- _Exercise directions_: Write out the full listing exactly as given, minus the images.

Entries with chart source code
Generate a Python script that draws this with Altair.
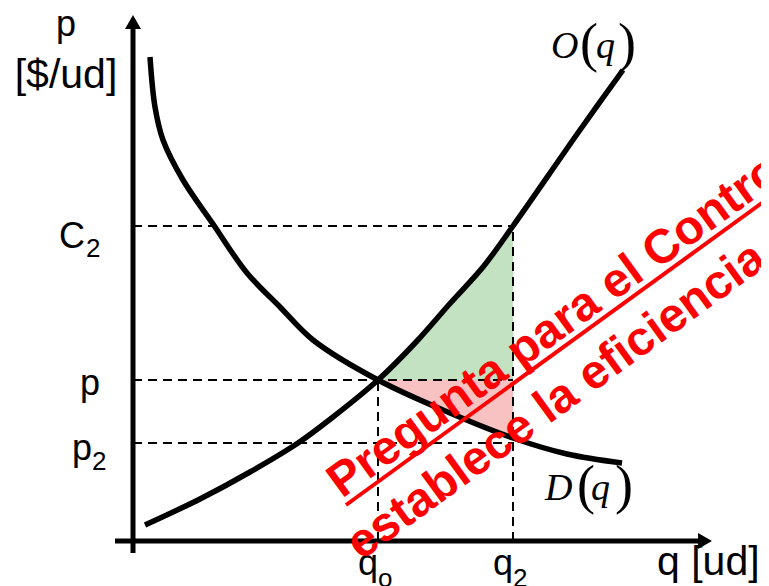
import altair as alt
import pandas as pd

# ---- data (q in units, p in units) ----
sup_q = [0.24, 1.34, 2.34, 3.30, 4.00, 4.90, 5.68, 6.34, 7.00, 7.60, 8.94, 9.80]
sup_p = [0.32, 0.84, 1.38, 1.96, 2.48, 3.22, 4.00, 4.75, 5.48, 6.30, 8.22, 9.42]
dem_q = [0.34, 0.44, 0.60, 1.00, 1.60, 2.28, 2.94, 3.60, 4.90, 6.34, 7.60, 8.68, 9.78]
dem_p = [9.68, 8.68, 8.02, 7.22, 6.34, 5.36, 4.68, 4.02, 3.22, 2.56, 2.06, 1.74, 1.56]

q0, q2 = 4.9, 7.6
p_eq, C2, p2 = 3.22, 6.3, 1.96

seg_qa = [0, 0, 0, q0, q2]
seg_qb = [q2, q2, q2, q0, q2]
seg_pa = [C2, p_eq, p2, 0, 0]
seg_pb = [C2, p_eq, p2, p_eq, C2]

axis_qa = [-0.36, 0.0]
axis_qb = [11.44, 0.0]
axis_pa = [0.0, -0.24]
axis_pb = [0.0, 10.3]

arrow_q = [0.0, 11.44]
arrow_p = [10.38, 0.0]
arrow_shape = ["triangle-up", "triangle-right"]

sans_txt = ["p", "[$/ud]", "C", "p", "p", "q", "q", "q [ud]"]
sans_q = [-1.34, -1.34, -0.96, -0.66, -0.82, 4.9, 7.6, 10.48]
sans_p = [10.1, 9.06, 5.86, 2.92, 1.62, -0.68, -0.68, -0.68]
sans_align = ["center", "center", "right", "right", "right", "right", "right", "left"]
sans_size = [36, 41, 36, 36, 36, 36, 36, 41]

sub_txt = ["2", "2", "o", "2"]
sub_q = [-0.94, -0.82, 4.9, 7.6]
sub_p = [5.68, 1.42, -0.92, -0.92]

# O(q) and D(q): italic letters, upright tall parentheses
fn_txt = ["O", "q", "D", "q"]
fn_q = [8.36, 9.26, 8.24, 9.16]
fn_p = [9.66, 9.66, 0.82, 0.82]
par_txt = ["(", ")", "(", ")"]
par_q = [8.94, 9.70, 8.88, 9.64]
par_p = [9.60, 9.60, 0.76, 0.76]

red_txt = ["Pregunta para el Control", "establece la eficiencia ?"]
red_q = [4.18, 4.56]
red_p = [0.84, -0.40]

ul_qa, ul_pa, ul_qb, ul_pb = [4.26], [0.72], [13.32], [7.30]

# ---- scales ----
xs = alt.Scale(domain=[-2.5, 12.56], nice=False, zero=False)
ys = alt.Scale(domain=[-0.9, 10.66], nice=False, zero=False)

def X(f):
    return alt.X(f, type="quantitative", scale=xs, axis=None)

def Y(f):
    return alt.Y(f, type="quantitative", scale=ys, axis=None)

sup = pd.DataFrame({"q": sup_q, "p": sup_p})
dem = pd.DataFrame({"q": dem_q, "p": dem_p})
segs = pd.DataFrame({"qa": seg_qa, "qb": seg_qb, "pa": seg_pa, "pb": seg_pb})
axes = pd.DataFrame({"qa": axis_qa, "qb": axis_qb, "pa": axis_pa, "pb": axis_pb})
arrows = pd.DataFrame({"q": arrow_q, "p": arrow_p, "s": arrow_shape})
sans = pd.DataFrame({"t": sans_txt, "q": sans_q, "p": sans_p, "a": sans_align, "fs": sans_size})
subs = pd.DataFrame({"t": sub_txt, "q": sub_q, "p": sub_p})
fns = pd.DataFrame({"t": fn_txt, "q": fn_q, "p": fn_p})
pars = pd.DataFrame({"t": par_txt, "q": par_q, "p": par_p})
reds = pd.DataFrame({"t": red_txt, "q": red_q, "p": red_p})
ul = pd.DataFrame({"qa": ul_qa, "qb": ul_qb, "pa": ul_pa, "pb": ul_pb})

inrange = (alt.datum.q >= q0) & (alt.datum.q <= q2)
interp = "catmull-rom"

green = alt.Chart(sup).transform_filter(inrange).mark_area(
    color="#c2e2c2", interpolate=interp).encode(
    x=X("q"), y=Y("p"), y2=alt.datum(p_eq))
red = alt.Chart(dem).transform_filter(inrange).mark_area(
    color="#f8c2c2", interpolate=interp).encode(
    x=X("q"), y=Y("p"), y2=alt.datum(p_eq))

dashed = alt.Chart(segs).mark_rule(
    color="black", strokeWidth=2, strokeDash=[9, 6]).encode(
    x=X("qa"), x2="qb", y=Y("pa"), y2="pb")

sup_line = alt.Chart(sup).mark_line(
    color="black", strokeWidth=5.5, interpolate=interp, strokeCap="butt").encode(
    x=X("q"), y=Y("p"), order="q:Q")
dem_line = alt.Chart(dem).mark_line(
    color="black", strokeWidth=5.5, interpolate=interp, strokeCap="butt").encode(
    x=X("q"), y=Y("p"), order="q:Q")

axis_lines = alt.Chart(axes).mark_rule(color="black", strokeWidth=5).encode(
    x=X("qa"), x2="qb", y=Y("pa"), y2="pb")

arrow_heads = alt.Chart(arrows).mark_point(
    filled=True, color="black", size=256, opacity=1, strokeWidth=0).encode(
    x=X("q"), y=Y("p"),
    shape=alt.Shape("s:N", scale=None, legend=None))

sans_layers = []
for al in ["center", "right", "left"]:
    sans_layers.append(
        alt.Chart(sans).transform_filter(alt.datum.a == al).mark_text(
            font="Liberation Sans", align=al, baseline="alphabetic",
            color="black").encode(x=X("q"), y=Y("p"), text="t:N",
                                  size=alt.Size("fs:Q", scale=None, legend=None)))

sub_layer = alt.Chart(subs).mark_text(
    font="Liberation Sans", fontSize=26, align="left", baseline="alphabetic",
    color="black").encode(x=X("q"), y=Y("p"), text="t:N")

fn_layer = alt.Chart(fns).mark_text(
    font="Liberation Serif", fontSize=38, fontStyle="italic", align="left",
    baseline="alphabetic", color="black").encode(x=X("q"), y=Y("p"), text="t:N")

par_layer = alt.Chart(pars).mark_text(
    font="Liberation Serif", fontSize=54, align="left",
    baseline="alphabetic", color="black").encode(x=X("q"), y=Y("p"), text="t:N")

red_layer = alt.Chart(reds).mark_text(
    font="Liberation Sans", fontSize=48, fontWeight="bold", align="left",
    baseline="alphabetic", angle=324, color="#ff0000", clip=True).encode(
    x=X("q"), y=Y("p"), text="t:N")

ul_layer = alt.Chart(ul).mark_rule(color="#ff0000", strokeWidth=4, clip=True).encode(
    x=X("qa"), x2="qb", y=Y("pa"), y2="pb")

chart = alt.layer(
    green, red, dashed, sup_line, dem_line, axis_lines, arrow_heads,
    *sans_layers, sub_layer, fn_layer, par_layer, red_layer, ul_layer
).properties(
    width=753, height=578, padding=0, autosize=alt.AutoSizeParams(type="none"),
    background="white"
).configure_view(stroke=None)

chart.save("out.html", embed_options={"renderer": "svg", "actions": False})
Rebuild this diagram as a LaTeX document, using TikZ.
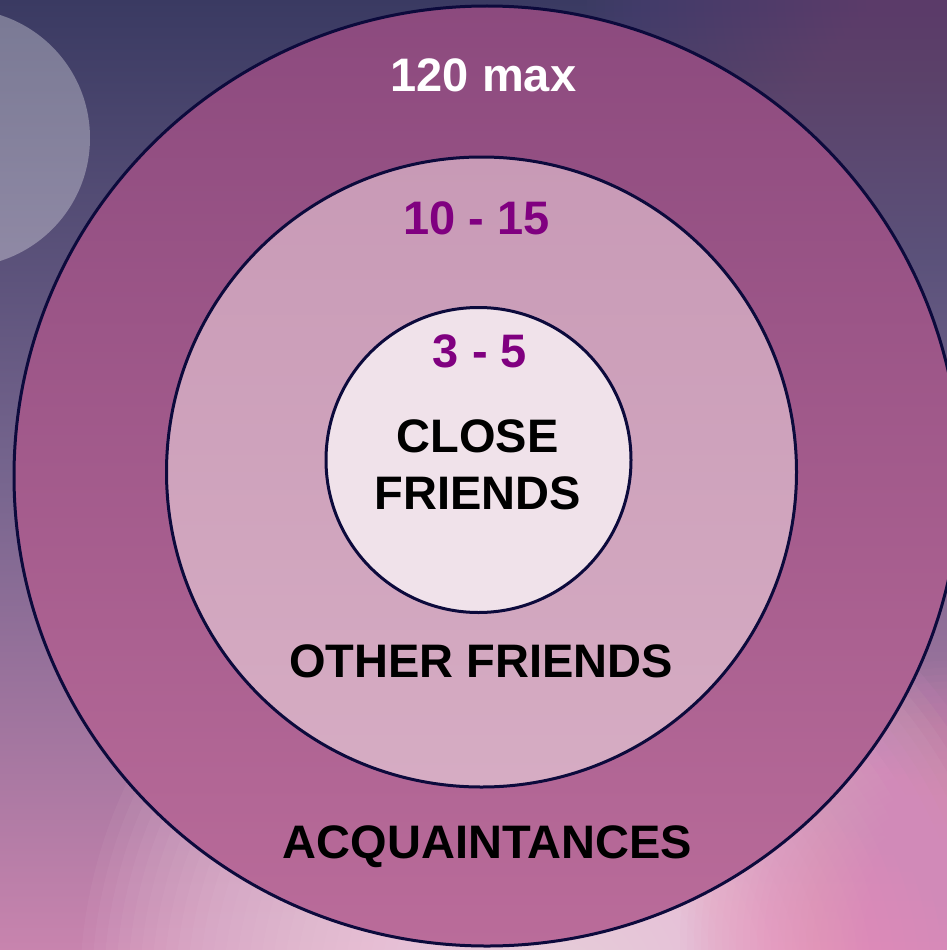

- _Final result_:
Generate a Python script that draws this with Altair.
import altair as alt
import pandas as pd

# ---- data (q in units, p in units) ----
sup_q = [0.24, 1.34, 2.34, 3.30, 4.00, 4.90, 5.68, 6.34, 7.00, 7.60, 8.94, 9.80]
sup_p = [0.32, 0.84, 1.38, 1.96, 2.48, 3.22, 4.00, 4.75, 5.48, 6.30, 8.22, 9.42]
dem_q = [0.34, 0.44, 0.60, 1.00, 1.60, 2.28, 2.94, 3.60, 4.90, 6.34, 7.60, 8.68, 9.78]
dem_p = [9.68, 8.68, 8.02, 7.22, 6.34, 5.36, 4.68, 4.02, 3.22, 2.56, 2.06, 1.74, 1.56]

q0, q2 = 4.9, 7.6
p_eq, C2, p2 = 3.22, 6.3, 1.96

seg_qa = [0, 0, 0, q0, q2]
seg_qb = [q2, q2, q2, q0, q2]
seg_pa = [C2, p_eq, p2, 0, 0]
seg_pb = [C2, p_eq, p2, p_eq, C2]

axis_qa = [-0.36, 0.0]
axis_qb = [11.44, 0.0]
axis_pa = [0.0, -0.24]
axis_pb = [0.0, 10.3]

arrow_q = [0.0, 11.44]
arrow_p = [10.38, 0.0]
arrow_shape = ["triangle-up", "triangle-right"]

sans_txt = ["p", "[$/ud]", "C", "p", "p", "q", "q", "q [ud]"]
sans_q = [-1.34, -1.34, -0.96, -0.66, -0.82, 4.9, 7.6, 10.48]
sans_p = [10.1, 9.06, 5.86, 2.92, 1.62, -0.68, -0.68, -0.68]
sans_align = ["center", "center", "right", "right", "right", "right", "right", "left"]
sans_size = [36, 41, 36, 36, 36, 36, 36, 41]

sub_txt = ["2", "2", "o", "2"]
sub_q = [-0.94, -0.82, 4.9, 7.6]
sub_p = [5.68, 1.42, -0.92, -0.92]

# O(q) and D(q): italic letters, upright tall parentheses
fn_txt = ["O", "q", "D", "q"]
fn_q = [8.36, 9.26, 8.24, 9.16]
fn_p = [9.66, 9.66, 0.82, 0.82]
par_txt = ["(", ")", "(", ")"]
par_q = [8.94, 9.70, 8.88, 9.64]
par_p = [9.60, 9.60, 0.76, 0.76]

red_txt = ["Pregunta para el Control", "establece la eficiencia ?"]
red_q = [4.18, 4.56]
red_p = [0.84, -0.40]

ul_qa, ul_pa, ul_qb, ul_pb = [4.26], [0.72], [13.32], [7.30]

# ---- scales ----
xs = alt.Scale(domain=[-2.5, 12.56], nice=False, zero=False)
ys = alt.Scale(domain=[-0.9, 10.66], nice=False, zero=False)

def X(f):
    return alt.X(f, type="quantitative", scale=xs, axis=None)

def Y(f):
    return alt.Y(f, type="quantitative", scale=ys, axis=None)

sup = pd.DataFrame({"q": sup_q, "p": sup_p})
dem = pd.DataFrame({"q": dem_q, "p": dem_p})
segs = pd.DataFrame({"qa": seg_qa, "qb": seg_qb, "pa": seg_pa, "pb": seg_pb})
axes = pd.DataFrame({"qa": axis_qa, "qb": axis_qb, "pa": axis_pa, "pb": axis_pb})
arrows = pd.DataFrame({"q": arrow_q, "p": arrow_p, "s": arrow_shape})
sans = pd.DataFrame({"t": sans_txt, "q": sans_q, "p": sans_p, "a": sans_align, "fs": sans_size})
subs = pd.DataFrame({"t": sub_txt, "q": sub_q, "p": sub_p})
fns = pd.DataFrame({"t": fn_txt, "q": fn_q, "p": fn_p})
pars = pd.DataFrame({"t": par_txt, "q": par_q, "p": par_p})
reds = pd.DataFrame({"t": red_txt, "q": red_q, "p": red_p})
ul = pd.DataFrame({"qa": ul_qa, "qb": ul_qb, "pa": ul_pa, "pb": ul_pb})

inrange = (alt.datum.q >= q0) & (alt.datum.q <= q2)
interp = "catmull-rom"

green = alt.Chart(sup).transform_filter(inrange).mark_area(
    color="#c2e2c2", interpolate=interp).encode(
    x=X("q"), y=Y("p"), y2=alt.datum(p_eq))
red = alt.Chart(dem).transform_filter(inrange).mark_area(
    color="#f8c2c2", interpolate=interp).encode(
    x=X("q"), y=Y("p"), y2=alt.datum(p_eq))

dashed = alt.Chart(segs).mark_rule(
    color="black", strokeWidth=2, strokeDash=[9, 6]).encode(
    x=X("qa"), x2="qb", y=Y("pa"), y2="pb")

sup_line = alt.Chart(sup).mark_line(
    color="black", strokeWidth=5.5, interpolate=interp, strokeCap="butt").encode(
    x=X("q"), y=Y("p"), order="q:Q")
dem_line = alt.Chart(dem).mark_line(
    color="black", strokeWidth=5.5, interpolate=interp, strokeCap="butt").encode(
    x=X("q"), y=Y("p"), order="q:Q")

axis_lines = alt.Chart(axes).mark_rule(color="black", strokeWidth=5).encode(
    x=X("qa"), x2="qb", y=Y("pa"), y2="pb")

arrow_heads = alt.Chart(arrows).mark_point(
    filled=True, color="black", size=256, opacity=1, strokeWidth=0).encode(
    x=X("q"), y=Y("p"),
    shape=alt.Shape("s:N", scale=None, legend=None))

sans_layers = []
for al in ["center", "right", "left"]:
    sans_layers.append(
        alt.Chart(sans).transform_filter(alt.datum.a == al).mark_text(
            font="Liberation Sans", align=al, baseline="alphabetic",
            color="black").encode(x=X("q"), y=Y("p"), text="t:N",
                                  size=alt.Size("fs:Q", scale=None, legend=None)))

sub_layer = alt.Chart(subs).mark_text(
    font="Liberation Sans", fontSize=26, align="left", baseline="alphabetic",
    color="black").encode(x=X("q"), y=Y("p"), text="t:N")

fn_layer = alt.Chart(fns).mark_text(
    font="Liberation Serif", fontSize=38, fontStyle="italic", align="left",
    baseline="alphabetic", color="black").encode(x=X("q"), y=Y("p"), text="t:N")

par_layer = alt.Chart(pars).mark_text(
    font="Liberation Serif", fontSize=54, align="left",
    baseline="alphabetic", color="black").encode(x=X("q"), y=Y("p"), text="t:N")

red_layer = alt.Chart(reds).mark_text(
    font="Liberation Sans", fontSize=48, fontWeight="bold", align="left",
    baseline="alphabetic", angle=324, color="#ff0000", clip=True).encode(
    x=X("q"), y=Y("p"), text="t:N")

ul_layer = alt.Chart(ul).mark_rule(color="#ff0000", strokeWidth=4, clip=True).encode(
    x=X("qa"), x2="qb", y=Y("pa"), y2="pb")

chart = alt.layer(
    green, red, dashed, sup_line, dem_line, axis_lines, arrow_heads,
    *sans_layers, sub_layer, fn_layer, par_layer, red_layer, ul_layer
).properties(
    width=753, height=578, padding=0, autosize=alt.AutoSizeParams(type="none"),
    background="white"
).configure_view(stroke=None)

chart.save("out.html", embed_options={"renderer": "svg", "actions": False})
Rebuild this diagram as a LaTeX document, using TikZ.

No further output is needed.